Jenis dan Susunan Marapu
Dalam
menghormati atau mendewakan Marapu ini anak cucu mewujudkan itu dalam berbagai
bentuk, ada yang berupa patung, ada yang berupa perhiasan atau mamuli, ada yang
berupa lamba (lambang bulan), dan (Tabilu) lambang matahari serta berbagai
binatang baik di darat maupun di laut serta tumbuh-tumbuhan. Benda-benda itu
disimpan di loteng paling atas dari rumah agar tidak mudah disentuh dan tempat
itu biasanya dianggap suci atau keramat. Benda-benda itu disebut Tanggu Marapu
atau bagian dari leluhur atau pusaka dan di dalam benda-benda itu bersemayam
roh para leluhur. Benda-benda tersebut menjadi perantara antara manusia dengan
Tuhannya.
Orang
Sumba mengenal Marapu dengan berbagai tingkatan. Tingkatan yang paling tinggi
adalah Marapu Matoyo atau Marapu Bokol. Marapu ini menjadi alamat dari setiap
permohonan. Dia yang memutuskan apakah permohonan itu dikabulkan atau ditolak.

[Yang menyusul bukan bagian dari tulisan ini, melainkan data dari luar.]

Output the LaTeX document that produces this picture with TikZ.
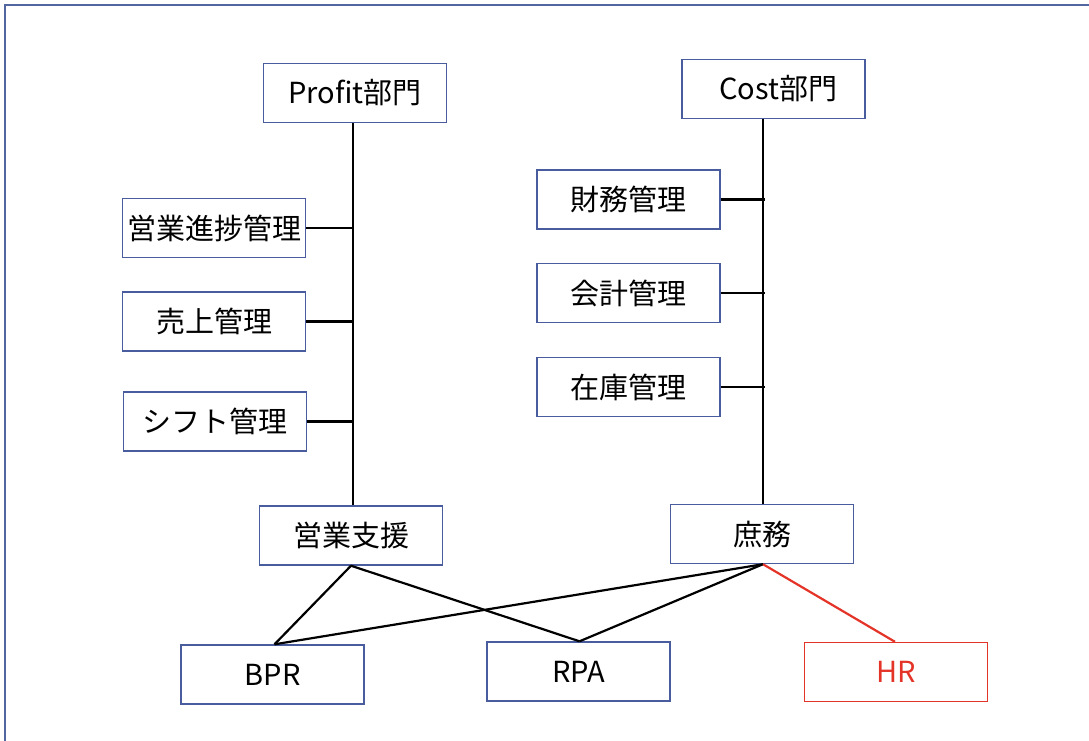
\documentclass[tikz,border=0pt]{standalone}
\usepackage{fontspec}
\newfontfamily\jp{Noto Sans CJK JP}
\definecolor{boxblue}{RGB}{72,92,158}
\definecolor{framblue}{RGB}{82,102,162}
\definecolor{hrred}{RGB}{228,52,40}
\tikzset{
  unit/.style={draw=boxblue, line width=1.4pt, fill=white, inner sep=0pt,
    minimum width=183pt, minimum height=59pt,
    font=\jp\fontsize{29}{32}\selectfont},
  link/.style={line width=2.2pt, black},
}
\begin{document}
\begin{tikzpicture}[x=1pt,y=-1pt]
\useasboundingbox (0,0) rectangle (1089,740);
% outer frame, running off the right and bottom edges
\draw[framblue, line width=2pt] (5,1200) -- (5,5) -- (1200,5);

% top-level departments
\node[unit] (prof) at (355,93) {Profit部門};
\node[unit] (cost) at (773.5,89) {\hspace*{9pt}Cost部門};

% profit-side functions
\node[unit] (s1) at (214,228) {営業進捗管理};
\node[unit] (s2) at (214,321.5) {売上管理};
\node[unit] (s3) at (215,421.5) {シフト管理};

% cost-side functions
\node[unit] (c1) at (628.5,199.5) {財務管理};
\node[unit] (c2) at (628.5,293) {会計管理};
\node[unit] (c3) at (628.5,387) {在庫管理};

% support units
\node[unit] (sup) at (351,535.5) {営業支援};
\node[unit] (gen) at (762,534) {庶務};

% initiatives
\node[unit] (bpr) at (272.5,674.5) {BPR};
\node[unit] (rpa) at (578.5,671.5) {RPA};
\node[unit, draw=hrred, text=hrred] (hr) at (896,672) {HR};

% spine ends
\coordinate (lbot) at ([xshift=2pt]sup.north);
\coordinate (rbot) at ([xshift=1pt]gen.north);

% spines
\draw[link] (lbot |- prof.south) -- (lbot);
\draw[link] (rbot |- cost.south) -- (rbot);

% branches
\foreach \n in {s1,s2,s3}
  \draw[link] (\n.east) -- (\n.east -| lbot);
\foreach \n in {c1,c2,c3}
  \draw[link] (\n.east) -- ([xshift=2pt]\n.east -| rbot);

% links to initiatives
\draw[link] (sup.south) -- ([xshift=2pt]bpr.north);
\draw[link] (sup.south) -- ([xshift=1pt]rpa.north);
\draw[link] ([xshift=1pt]gen.south) -- ([xshift=2pt]bpr.north);
\draw[link] ([xshift=1pt]gen.south) -- ([xshift=1pt]rpa.north);
\draw[link, hrred] ([xshift=1pt]gen.south) -- ([xshift=-1pt]hr.north);
\end{tikzpicture}
\end{document}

Ada yang menyebutkan bahwa Marapu ini beristirahat setelah penciptaan dan
menyerahkan penyelenggaraan alam semesta kepada bawahannya. Namun Ia tidak
tidur. Ia tetap memperhatikan manusia yang memohon kepadanya. Ia disebut
sebagai Di’bokol matana, mbelek rokatiluna (Ia yang bermata besar dan
bertelinga lebar), untuk mengungkapkan bahwa Marapu senantiasa memperhatikan dan
mendengar keluhan manusia.
Nama
Marapu Tertinggi sering kali tidak boleh disebutkan begitu saja namanya karena
Marapu itu adalah Ndappa teki tamo, ndappa numa ngara (tak boleh disebutkan namanya,
tak boleh digosipkan namanya). Ia diyakini sebagaii Pencipta alam semesta Bappa
amawolo, Inna amarawi. Karena tempatnya yang jauh, yakni di langit ke tujuh,
maka manusia tidak serta-merta dapat berkontak langsung dengan Dia. Demikianpun
Dia juga membutuhkan perantara untuk dapat kontak dengan manusia. Namun orang
Sumba percaya bahwa Marapu Tertinggi itu baik hati dan suka mengampuni orang
yang mau bertobat. Saat kematian tiba Dia akan menerima manusia.
Marapu
lain yang memiliki kedudukan yang tinggi dalam susunan upacara Marapu adalah
Marapu Mori Canna. Ia adalah Marapu yang menjaga dusun (atau kampong) dan juga
menjaga kebun. Ia disebut Mori Canna karena Dia dianggap sebagi Mori (tuan,
pemilik) dari Canna (tanah) yang sedang didiami. Dalam upacara yang berhubungan
dengan dusun atau kampong, Marapu ini harus diberikan sesajian berupa makanan.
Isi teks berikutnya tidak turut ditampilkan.